Consider the Banach space $c_0$ of all sequences that converges to $0$ with supremum norm. Let $$ E=\{x=(x_n)\in c_0:\sum_{n=1}^\infty 2^{-n}x_n=0\}\\ r=(2,0,0,0,...)$$ How can I show that for all $x\in E$, $d(x,r) \neq d(E,r)=\inf\{d(x,r)|x\in E\}$? i.e. Length minimizer of $r$ respect to $E$ does not exist.

Answer 1

It's usually important to first figure out the distance $d(r, E)$. Knowing this number often helps formulate a proof. In this case, we have (for reasons that we're about to see) $d(r, E) = 1$.

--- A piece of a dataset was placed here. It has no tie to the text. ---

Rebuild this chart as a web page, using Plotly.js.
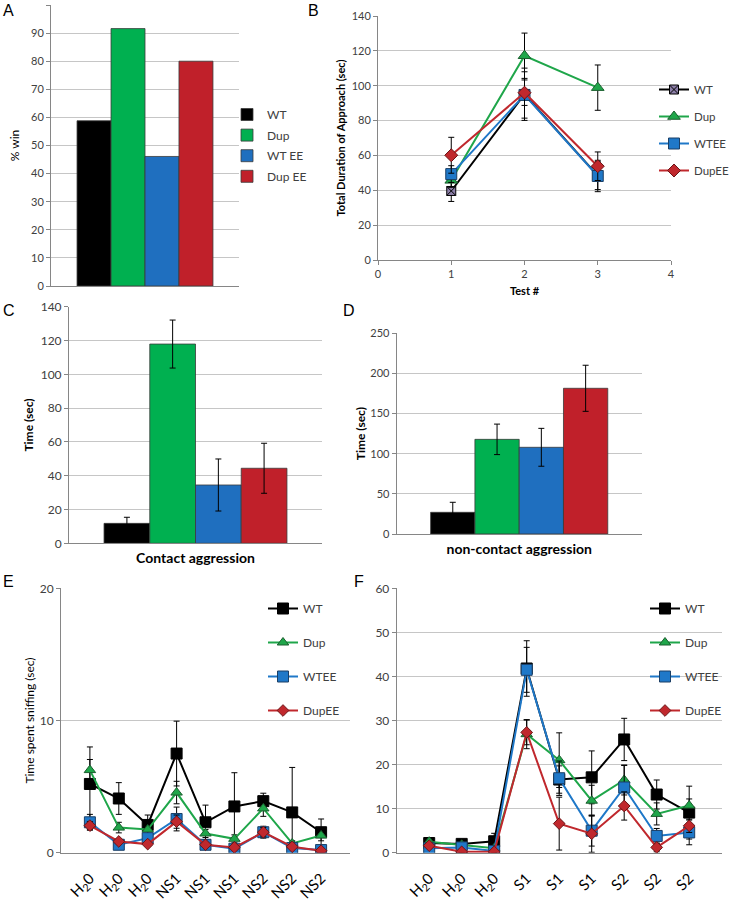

Consider a sequence $(x_n) \in c_0$ such that $\|x_n - r\| \le 1$. That is, $$\max\left\lbrace |2 - x_1|, \sup_{n \ge 2} |x_n| \right\rbrace \le 1.$$ We wish to show that $(x_n) \notin E$. If this were the case, then $$\sum_{n=1}^\infty 2^{-n}x_n = 0.$$ Since $|2 - x_1| \le 1$, we have $x_1 \ge 1$. We also have $x_n \ge -1$ for $n \ge 2$. So, $$0 = \frac{x_1}{2} + \sum_{n=2}^\infty 2^{-n} x_n \ge \frac{1}{2} - \sum_{n=2}^\infty 2^{-n} = 0$$ Hence, the inequality is an equality. If $x_1 > 1$ or if $x_n > -1$ for some $n \ge 2$, then the inequality would have been strict, so $x_1 = 1$, and $x_n = -1$ for all $n \ge 2$. This is not possible, as $x_n \to 0$. Therefore, $x_n \notin E$.

On the other hand, for all $n, k$, let $$x_n^k = \begin{cases}1 - 2^{-k} & \text{if } n = 1 \\ -1 & \text{if } 1 < n \le k + 1 \\ 0 & \text{if } n \ge k + 1 \end{cases}.$$ Note that, for all $k$, we have $(x_n^k)_{n=1}^\infty \in E$, and $\|x_n^k - r\| = 2^{-k} \to 0$.